Why a Po Delta Holiday Camping Is the Perfect Base for Exploring Ravenna, Ferrara and Venice

Breakfast by the sea. Then, by early afternoon, the golden mosaics of Ravenna filtering light through ancient tesserae in a way that no photograph quite prepares you for. Back at the campsite by evening, children already in swimwear for one last run through the water park. Those who choose a Po Delta holiday camping in Italy rarely anticipate this multiplication of experiences: they book for the beach and discover, almost by accident, that they have chosen one of the most intelligent logistical bases on the entire peninsula.

vencie in the summer with the building all illuminated at sunset

Why the Po Delta Is Italy's Most Underrated Holiday Setting

The Po Delta does not feature on the shortlists that most British travellers compile when planning an Italian summer. That absence is precisely its advantage. While the more southerly stretches of the Romagnola riviera become, by August, an unbroken sequence of beach clubs and slow-moving traffic, the Ferrara coastline holds a different quality: fishing valleys, nature reserves and biodiversity corridors that reach almost to the shoreline itself.

This is a lagoon landscape with no real equivalent elsewhere in Italy, part of it protected within the Po Delta Park, a UNESCO World Heritage Site. The Adriatic waters along this stretch are shallow and calm, well suited to families with young children. The atmosphere belongs to a coast that has not entirely surrendered to mass tourism; those who find it tend to return.

What a Quality Camping Village in This Area Actually Looks Like

The camping village experience along the Lidi Ferraresi has very little in common with the traditional idea of a campsite. Quality facilities here have evolved considerably: air-conditioned mobile homes with fully equipped kitchens, glamping tents with proper beds and private bathrooms, bungalows set among the trees, and pitches for those who still prefer a tent or camper van.

Among the most established options in the area, Holiday Park Spiaggia e Mare sits directly on the seafront, with a private sandy beach, a water park reserved exclusively for guests, a restaurant offering a dedicated children's menu and a bike hire centre for exploring the surrounding area. It functions well as a self-contained destination; its geographical position, however, makes it worth considerably more as a starting point for everything that lies inland.


Ravenna in a Day: The UNESCO City That Stays with You

Ravenna is less than an hour from the Lidi Ferraresi. That distance quietly changes the nature of the holiday. The city is compact, its historic centre is easily navigable on foot, yet what it holds within those streets has no parallel: early Christian and Byzantine mosaics decorating basilicas and mausoleums that have been UNESCO World Heritage Sites since 1996, and that remain among the most extraordinary artistic achievements in the Western world.

San Vitale, the Mausoleum of Galla Placidia, Sant'Apollinare Nuovo: names that mean little before you enter, and that become fixed reference points in memory afterwards. Ravenna is not a city that wears out quickly. It is a city that stays with you; and it is less than an hour's drive from the campsite.
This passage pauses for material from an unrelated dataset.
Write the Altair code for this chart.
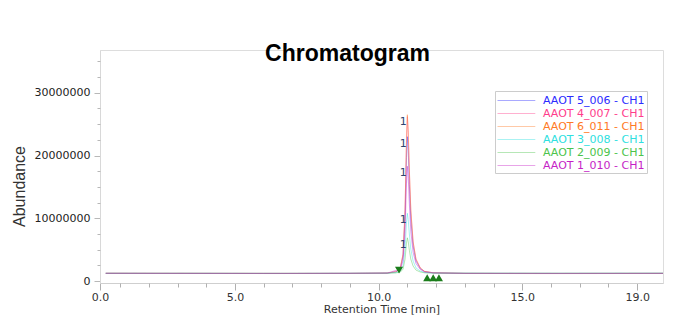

Ferrara, Venice and the Abbey of Pomposa: Three More Reasons to Base Yourself Here

The position of the Lidi Ferraresi turns each morning of the holiday into a genuine choice. Ferrara is the closest: an intact Renaissance city, the Castello Estense anchoring its centre, wide quiet streets that invite exploration by bicycle with an ease that feels almost too good to be planned. It sees less international tourist traffic than Ravenna, which makes it more enjoyable still.

Venice demands more time but is fully achievable as a day trip. For a family with children, a single visit to the lagoon city tends to generate the kind of stories that are still being told in September, long after the suitcases are unpacked. Rounding out the picture, the Abbey of Pomposa, a tenth-century Benedictine complex celebrating its millennium this year, sits just a short drive from the campsite. It appears on few mainstream tourist itineraries, which is exactly what makes it worth the detour.


Planning Your Po Delta Camping Holiday: What Families Should Know

The camping village season in the area runs from April through to the end of September. The most rewarding window for families is June and the first half of July: facilities operating at full capacity, reliably summer temperatures and the cultural cities still comfortably visitable before the peak August pressure sets in. August delivers the liveliest entertainment programme, but also the highest footfall.

The natural gateway from the UK is Bologna Airport, served by direct flights from London Heathrow with British Airways and from London Luton and Stansted with Ryanair. From Bologna, the Lidi Ferraresi are a little over an hour by hire car, with rental agencies available directly at the terminal. The journey is straightforward, which matters more than it might seem: a holiday that begins without friction tends to stay that way.